<<<<
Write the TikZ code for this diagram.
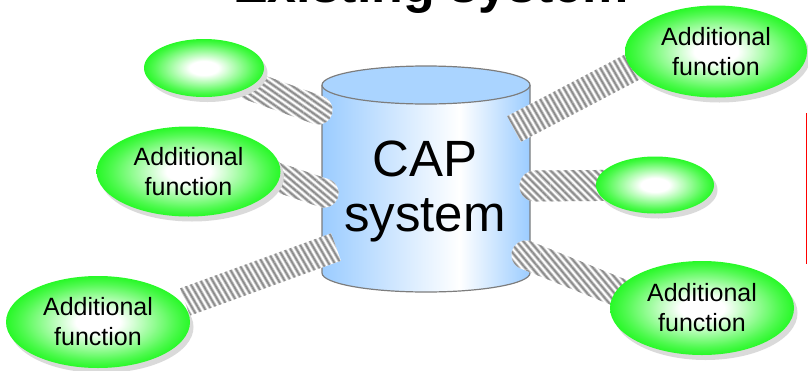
\documentclass[tikz,border=0pt]{standalone}
\usepackage{fontspec}
\setmainfont{Liberation Sans}
\usetikzlibrary{shapes.geometric,patterns.meta,calc,shadows}
\definecolor{cylblue}{RGB}{155,204,255}
\definecolor{cyltop}{RGB}{170,212,255}
\definecolor{cylline}{RGB}{125,125,125}
\definecolor{fgreen}{RGB}{20,248,20}
\definecolor{shgray}{RGB}{218,218,218}
\definecolor{stripe}{RGB}{140,140,140}
\definecolor{stripesoft}{RGB}{200,200,200}
\pgfdeclarehorizontalshading{cylshade}{100bp}{color(0bp)=(cylblue); color(25bp)=(cylblue); color(58bp)=(white); color(75bp)=(cylblue); color(100bp)=(cylblue)}
\pgfdeclareradialshading{blob}{\pgfpoint{0bp}{0bp}}{color(0bp)=(white); color(6bp)=(white); color(14bp)=(white!60!fgreen); color(21bp)=(white!25!fgreen); color(27bp)=(fgreen); color(50bp)=(fgreen)}
\tikzset{
  bandfill/.style={preaction={fill=white}},
  fnode/.style={ellipse, shade, shading=blob, draw=none, inner sep=0pt, align=center,
    font=\fontsize{25}{30}\selectfont,
    drop shadow={shadow xshift=3.5pt, shadow yshift=-5pt, fill=shgray, opacity=1}},
}
\newcommand\bandbody[4]{%
  \path[bandfill, pattern color=stripesoft, pattern={Lines[angle=#4,distance=5.2pt,line width=3.4pt]},
        postaction={pattern color=stripe, pattern={Lines[angle=#4,distance=5.2pt,line width=1.6pt]}}]
    ($(#1)!#3!90:(#2)$) -- ($(#2)!#3!-90:(#1)$) -- ($(#2)!#3!90:(#1)$) -- ($(#1)!#3!-90:(#2)$) -- cycle;}
\newcommand\bandcap[3]{%
  \path[bandfill, pattern color=stripesoft, pattern={Lines[angle=#3,distance=5.2pt,line width=3.4pt]},
        postaction={pattern color=stripe, pattern={Lines[angle=#3,distance=5.2pt,line width=1.6pt]}}]
    (#1) circle[radius=#2];}
\begin{document}
\begin{tikzpicture}[x=1pt,y=-1pt]
\useasboundingbox (0,0) rectangle (808,370);
% title (cut at the top, as in the original)
\node[font=\bfseries\fontsize{52}{52}\selectfont, anchor=base, inner sep=0pt] (title) at (431,2) {Existing system};
% cylinder
\path[shade, shading=cylshade, draw=cylline, line width=1.2pt]
  (322,85) -- (322,273) .. controls (322,283.5) and (368.6,292) .. (426,292)
  .. controls (483.4,292) and (530,283.5) .. (530,273) -- (530,85);
\draw[fill=cyltop, draw=cylline, line width=1.2pt] (426,85) ellipse[x radius=104, y radius=19];
\node[font=\fontsize{51}{55}\selectfont, align=center, inner sep=0pt, anchor=north] (cap) at (425,141) {CAP\\system};
% band end points
\coordinate (b1s) at (220,75);  \coordinate (b1e) at (318,110);
\coordinate (b2s) at (250,168); \coordinate (b2e) at (324,193);
\coordinate (b3s) at (185,302); \coordinate (b3e) at (336,247);
\coordinate (b4s) at (640,63);  \coordinate (b4e) at (514,129);
\coordinate (b5s) at (655,185); \coordinate (b5e) at (535,186);
\coordinate (b6s) at (660,309); \coordinate (b6e) at (526,255);
% bands
\bandbody{b1s}{b1e}{14.5pt}{-35}\bandcap{b1e}{14.5pt}{-35}
\bandbody{b2s}{b2e}{14.5pt}{-40}\bandcap{b2e}{14.5pt}{-40}
\bandbody{b3s}{b3e}{14.5pt}{-60}
\bandbody{b4s}{b4e}{14.5pt}{-60}
\bandbody{b5s}{b5e}{15.5pt}{-45}\bandcap{b5e}{15.5pt}{-45}
\bandbody{b6s}{b6e}{14.5pt}{-50}\bandcap{b6e}{14.5pt}{-50}
% function ellipses
\node[fnode, minimum width=120pt, minimum height=58pt] (e1) at (204,68) {};
\node[fnode, minimum width=184pt, minimum height=90pt] (e2) at (188.5,171.5) {Additional\\function};
\node[fnode, minimum width=184pt, minimum height=92pt] (e3) at (98,322) {Additional\\function};
\node[fnode, minimum width=182pt, minimum height=92pt] (e4) at (716,51.5) {Additional\\function};
\node[fnode, minimum width=118pt, minimum height=57pt] (e5) at (655,185) {};
\node[fnode, minimum width=184pt, minimum height=94pt] (e6) at (702,308) {Additional\\function};
% red line at the right edge
\draw[red, line width=1.5pt] (806.5,113) -- (806.5,264);
\end{tikzpicture}
\end{document}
>>>>
Short task: Exclude the images, then output the data above word for word.

Complete answer:
Write the TikZ code for this diagram.
\documentclass[tikz,border=0pt]{standalone}
\usepackage{fontspec}
\setmainfont{Liberation Sans}
\usetikzlibrary{shapes.geometric,patterns.meta,calc,shadows}
\definecolor{cylblue}{RGB}{155,204,255}
\definecolor{cyltop}{RGB}{170,212,255}
\definecolor{cylline}{RGB}{125,125,125}
\definecolor{fgreen}{RGB}{20,248,20}
\definecolor{shgray}{RGB}{218,218,218}
\definecolor{stripe}{RGB}{140,140,140}
\definecolor{stripesoft}{RGB}{200,200,200}
\pgfdeclarehorizontalshading{cylshade}{100bp}{color(0bp)=(cylblue); color(25bp)=(cylblue); color(58bp)=(white); color(75bp)=(cylblue); color(100bp)=(cylblue)}
\pgfdeclareradialshading{blob}{\pgfpoint{0bp}{0bp}}{color(0bp)=(white); color(6bp)=(white); color(14bp)=(white!60!fgreen); color(21bp)=(white!25!fgreen); color(27bp)=(fgreen); color(50bp)=(fgreen)}
\tikzset{
  bandfill/.style={preaction={fill=white}},
  fnode/.style={ellipse, shade, shading=blob, draw=none, inner sep=0pt, align=center,
    font=\fontsize{25}{30}\selectfont,
    drop shadow={shadow xshift=3.5pt, shadow yshift=-5pt, fill=shgray, opacity=1}},
}
\newcommand\bandbody[4]{%
  \path[bandfill, pattern color=stripesoft, pattern={Lines[angle=#4,distance=5.2pt,line width=3.4pt]},
        postaction={pattern color=stripe, pattern={Lines[angle=#4,distance=5.2pt,line width=1.6pt]}}]
    ($(#1)!#3!90:(#2)$) -- ($(#2)!#3!-90:(#1)$) -- ($(#2)!#3!90:(#1)$) -- ($(#1)!#3!-90:(#2)$) -- cycle;}
\newcommand\bandcap[3]{%
  \path[bandfill, pattern color=stripesoft, pattern={Lines[angle=#3,distance=5.2pt,line width=3.4pt]},
        postaction={pattern color=stripe, pattern={Lines[angle=#3,distance=5.2pt,line width=1.6pt]}}]
    (#1) circle[radius=#2];}
\begin{document}
\begin{tikzpicture}[x=1pt,y=-1pt]
\useasboundingbox (0,0) rectangle (808,370);
% title (cut at the top, as in the original)
\node[font=\bfseries\fontsize{52}{52}\selectfont, anchor=base, inner sep=0pt] (title) at (431,2) {Existing system};
% cylinder
\path[shade, shading=cylshade, draw=cylline, line width=1.2pt]
  (322,85) -- (322,273) .. controls (322,283.5) and (368.6,292) .. (426,292)
  .. controls (483.4,292) and (530,283.5) .. (530,273) -- (530,85);
\draw[fill=cyltop, draw=cylline, line width=1.2pt] (426,85) ellipse[x radius=104, y radius=19];
\node[font=\fontsize{51}{55}\selectfont, align=center, inner sep=0pt, anchor=north] (cap) at (425,141) {CAP\\system};
% band end points
\coordinate (b1s) at (220,75);  \coordinate (b1e) at (318,110);
\coordinate (b2s) at (250,168); \coordinate (b2e) at (324,193);
\coordinate (b3s) at (185,302); \coordinate (b3e) at (336,247);
\coordinate (b4s) at (640,63);  \coordinate (b4e) at (514,129);
\coordinate (b5s) at (655,185); \coordinate (b5e) at (535,186);
\coordinate (b6s) at (660,309); \coordinate (b6e) at (526,255);
% bands
\bandbody{b1s}{b1e}{14.5pt}{-35}\bandcap{b1e}{14.5pt}{-35}
\bandbody{b2s}{b2e}{14.5pt}{-40}\bandcap{b2e}{14.5pt}{-40}
\bandbody{b3s}{b3e}{14.5pt}{-60}
\bandbody{b4s}{b4e}{14.5pt}{-60}
\bandbody{b5s}{b5e}{15.5pt}{-45}\bandcap{b5e}{15.5pt}{-45}
\bandbody{b6s}{b6e}{14.5pt}{-50}\bandcap{b6e}{14.5pt}{-50}
% function ellipses
\node[fnode, minimum width=120pt, minimum height=58pt] (e1) at (204,68) {};
\node[fnode, minimum width=184pt, minimum height=90pt] (e2) at (188.5,171.5) {Additional\\function};
\node[fnode, minimum width=184pt, minimum height=92pt] (e3) at (98,322) {Additional\\function};
\node[fnode, minimum width=182pt, minimum height=92pt] (e4) at (716,51.5) {Additional\\function};
\node[fnode, minimum width=118pt, minimum height=57pt] (e5) at (655,185) {};
\node[fnode, minimum width=184pt, minimum height=94pt] (e6) at (702,308) {Additional\\function};
% red line at the right edge
\draw[red, line width=1.5pt] (806.5,113) -- (806.5,264);
\end{tikzpicture}
\end{document}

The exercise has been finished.